Kedilerin Mısırlıları bu kadar etkilemesinin sebebinin çok yüksek yerden düştükleri zaman bile yara almadan kurtulmaları olduğu sanılıyor. Kedinin dokuz canlı olduğu inancı o zamanlarda gelişmiştir.

Medeniyetler geliştikçe insanlarda kedi sevgisi de arttı, Hindistan’da, Çin’de kediler insana en yakın hayvan oldular.

O devirlerde, bugünkü inanışın aksine kedinin birisinin önünden geçmesi o kişi için şans demekti.

İlginç değil mi?

*- ‘DİKEN BATTI’

14 Mayıs seçimlerinin sonucunu, yani istediğini alamayanlar, hayal kırıklığına uğrayanlar, kendilerini ‘Diken batmış!’ gibi hissediyor.

Yani bazıları umutlarını tükenmiş hissediyor olabilir.

Ama umut her zaman vardır.

Çoğunluk ne diyor?

‘Biz bitti demeden hiçbir şey bitmez!’

‘Çıkmadık canda ümit vardır.

Yani;

‘Diken battı!’ diye tüm güllerden, gelecekten, güzelliklerden nefret etmek deliliktir.

‘Biri gerçekleşmedi!’ diye tüm hayalleri bırakmak, biri ‘başarısız oldu!’ diye tüm girişimlerden vazgeçmek deliliktir.

‘İhanet edildi!’ diye tüm dostlukları kınamak deliliktir.

Herhangi bir aşkta, biri ‘sadakatsizdi!’ diye, bir şeyler yolunda gitmedi diye mutlu olma şansını bir kenara at.

Her zaman başka bir fırsat, başka bir dostluk, başka bir aşk, yeni bir güç olacaktır.

Yeni bir başlangıçtır, 28 Mayıs’ta sandığa gitmek!

Çünkü maç da sıfır sıfırdan başlıyor.

Hepimiz öğrendik, düzmece söylemleri, montajlı videoları, yalanları, sahte afişleri, sahte videoları!..

*- İNGİLTERE’DE BAŞLADI

Şimdi bir de tarihte madalyonun diğer tarafına bakalım:

Kedilerden, özellikle siyah kedilerden nefret, Hıristiyanlığın kendinden önceki kültürleri ve onların sembol kabul ettiği şeyleri yok etme güdüsü ile ortaçağda, İngiltere’de başladı.

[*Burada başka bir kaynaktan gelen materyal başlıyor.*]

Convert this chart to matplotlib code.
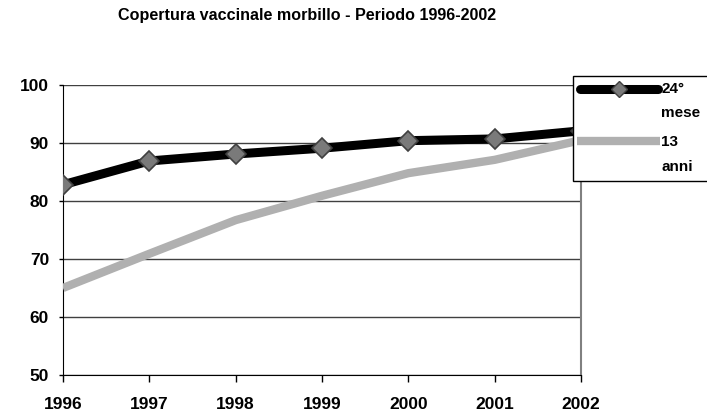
import matplotlib.pyplot as plt
from matplotlib.lines import Line2D
from matplotlib.patches import Rectangle

plt.rcParams['font.family'] = ['Liberation Sans', 'DejaVu Sans']
plt.rcParams['font.weight'] = 'bold'

anni = [1996, 1997, 1998, 1999, 2000, 2001, 2002]
mese24 = [82.8, 86.9, 88.1, 89.1, 90.4, 90.7, 92.1]
anni13 = [65.0, 70.9, 76.7, 80.9, 84.8, 87.1, 90.5]

W, H = 707, 417
fig = plt.figure(figsize=(W / 100, H / 100), dpi=100)
ax = fig.add_axes([0.089, 0.1007, 0.733, 0.6955])

gray_kw = dict(color='#b0b0b0', lw=6, solid_capstyle='butt')
black_kw = dict(color='black', lw=6.5, marker='D', markersize=10,
                markerfacecolor='#7a7a7a', markeredgecolor='#404040',
                markeredgewidth=1.2, solid_capstyle='round')

ax.plot(anni, anni13, zorder=3, **gray_kw)
ax.plot(anni, mese24, zorder=4, **black_kw)

ax.set_xlim(1996, 2002)
ax.set_ylim(50, 100)
ax.set_yticks([50, 60, 70, 80, 90, 100])
ax.set_xticks(anni)
ax.yaxis.grid(True, color='#404040', lw=1)
ax.set_axisbelow(True)
ax.tick_params(axis='y', length=3, width=1, labelsize=12.5, pad=7)
ax.tick_params(axis='x', length=5, width=1, labelsize=12.5, pad=10.5)
ax.spines['top'].set_visible(False)
ax.spines['right'].set_color('#808080')
ax.spines['right'].set_linewidth(1.5)
for t in ax.get_xticklabels() + ax.get_yticklabels():
    t.set_fontweight('bold')

# legend drawn by hand in pixel coords (top-left origin)
def fx(px):
    return px / W

def fy(py):
    return 1 - py / H

fig.patches.append(Rectangle((fx(573), fy(181)), fx(140), (181 - 76) / H,
                             transform=fig.transFigure, facecolor='white',
                             edgecolor='black', lw=1, zorder=5))
fig.add_artist(Line2D([fx(580), fx(658)], [fy(89), fy(89)], transform=fig.transFigure,
                      zorder=6, color='black', lw=6.5, solid_capstyle='round'))
fig.add_artist(Line2D([fx(619)], [fy(89)], transform=fig.transFigure, zorder=7,
                      ls='none', marker='D', markersize=8, markerfacecolor='#7a7a7a',
                      markeredgecolor='#404040', markeredgewidth=1))
fig.add_artist(Line2D([fx(577), fx(660)], [fy(141), fy(141)], transform=fig.transFigure,
                      zorder=6, **gray_kw))
for txt, py in [('24°', 89), ('mese', 113), ('13', 142), ('anni', 167)]:
    fig.text(fx(661), fy(py), txt, ha='left', va='center', fontsize=11,
             fontweight='bold', zorder=8)

fig.text(0.435, 0.963, 'Copertura vaccinale morbillo - Periodo 1996-2002',
         ha='center', va='center', fontsize=11.6, fontweight='bold')

fig.savefig('out.png', dpi=100)
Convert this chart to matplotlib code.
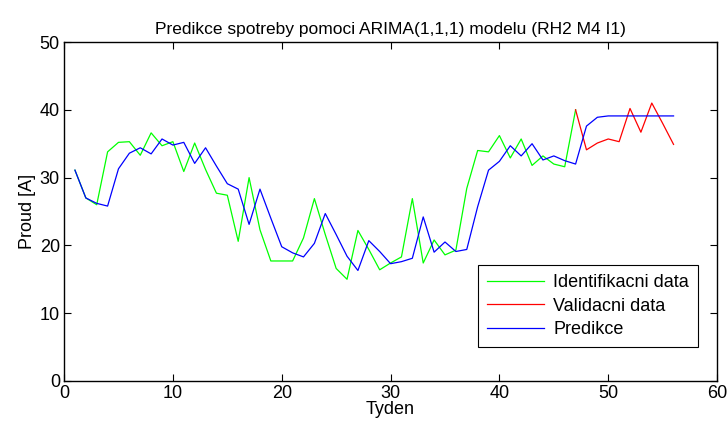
import numpy as np
import matplotlib.pyplot as plt

plt.rcParams['font.family'] = ['Liberation Sans', 'DejaVu Sans']

# identifikacni data, tydny 1..47
ident = [31.1, 27.0, 26.0, 33.8, 35.2, 35.3, 33.3, 36.6, 34.7, 35.3,
         30.9, 35.1, 31.2, 27.7, 27.4, 20.6, 30.0, 22.3, 17.7, 17.7,
         17.7, 21.1, 26.9, 21.6, 16.6, 15.0, 22.2, 19.4, 16.4, 17.4,
         18.3, 26.9, 17.4, 20.8, 18.6, 19.3, 28.4, 34.0, 33.8, 36.2,
         32.9, 35.7, 31.8, 33.2, 32.0, 31.6, 40.0]
# validacni data, tydny 47..56
valid = [40.0, 34.1, 35.1, 35.7, 35.3, 40.2, 36.7, 41.0, 38.0, 34.9]
# predikce ARIMA(1,1,1), tydny 1..56
pred = [31.1, 27.0, 26.2, 25.8, 31.3, 33.6, 34.4, 33.5, 35.7, 34.8,
        35.2, 32.1, 34.4, 31.7, 29.1, 28.3, 23.1, 28.3, 24.0, 19.8,
        18.9, 18.3, 20.3, 24.7, 21.6, 18.4, 16.3, 20.7, 19.1, 17.3,
        17.6, 18.1, 24.2, 19.0, 20.5, 19.1, 19.4, 25.7, 31.1, 32.4,
        34.7, 33.2, 35.0, 32.6, 33.2, 32.5, 32.0, 37.6, 38.9, 39.1,
        39.1, 39.1, 39.1, 39.1, 39.1, 39.1]

t_ident = np.arange(1, len(ident) + 1)
t_valid = np.arange(47, 47 + len(valid))
t_pred = np.arange(1, len(pred) + 1)

fig = plt.figure(figsize=(7.28, 4.29), dpi=100)
ax = fig.add_axes([0.088, 0.112, 0.897, 0.79])

ax.plot(t_ident, ident, color=(0, 1, 0), lw=0.9, label='Identifikacni data')
ax.plot(t_valid, valid, color=(1, 0, 0), lw=0.9, label='Validacni data')
ax.plot(t_pred, pred, color=(0, 0, 1), lw=0.9, label='Predikce')

ax.set_xlim(0, 60)
ax.set_ylim(0, 50)
ax.set_xticks(range(0, 61, 10))
ax.set_yticks(range(0, 51, 10))
ax.tick_params(direction='in', top=True, right=True, labelsize=13, length=5, pad=3)
for s in ax.spines.values():
    s.set_linewidth(1.0)

ax.set_title('Predikce spotreby pomoci ARIMA(1,1,1) modelu (RH2 M4 I1)', fontsize=12.5, pad=6)
ax.set_xlabel('Tyden', fontsize=13, labelpad=-1)
ax.set_ylabel('Proud [A]', fontsize=13, labelpad=3)

leg = ax.legend(loc='lower right', bbox_to_anchor=(0.971, 0.1), borderaxespad=0,
                fontsize=13, fancybox=False, framealpha=1, edgecolor='black',
                handlelength=3.2, handletextpad=0.5, labelspacing=0.35, borderpad=0.5)
leg.get_frame().set_linewidth(0.8)

fig.savefig('out.png', dpi=100)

Bağımsız, bildiğini yapan, ‘inatçı’ ve ‘sinsi’ karakteri, sayılarının da şehirlerde aşırı artması ile birleşince, kediler gözden düştü.

O yıllarda evinde kedi besleyenler yalnız yaşayan fakir ve yaşlı kadınlardı.

Yine o yıllar büyücü ve cadı inancının tüm Avrupa’da histeriye dönüştüğü yıllardı.

Siyah kedi besleyen bu kadınların kara büyü yaptıklarına dair kampanyalar başlatıldı.

Siyah kedilerin geceleri şeytana dönüştükleri konusunda korku dolu halk hikayeleri üretildi.

*- KEDİLERİ YAKIYORLARDI

Cadı konusu bir paranoyaya dönüşünce birçok zavallı kadın kedisi ile birlikte yakıldı.

Fransa’da kral 13. Louis bu uygulamayı yasaklayana kadar her ay binlerce kedi yakıldı.

Sonra da kedilerin popülaritesi tekrar yükselerek arttı.

Boşuna dememişler kediler dokuz canlıdır diye.

Bir şeye daha dikkat çekmek istiyorum:

Ülkemizde son zamanlarda hayvanlara eziyet edenler kimler?

Hangi partiler ya da siyasiler bu konuda nasıl davranıyor, neler yapıyor?

Bunu da milyonlarca hayvan severe ve evlerinde, bahçelerinde, işyerlerinde, hatta sokaklardaki hayvan besleyenlerin dikkatine sunuyorum.

Kedilerin patilerine kesenler, bunlara işkence yapanlar kimler?

Son bir yıldır medya haberlerine bakın göreceksiniz, anlayacaksınız ve düşüneceksiniz…

Şimdi kedi ve köpek yakanlar yok mu?

Seferihisar’daki olayı da Bornova’dakini de yazmıştım.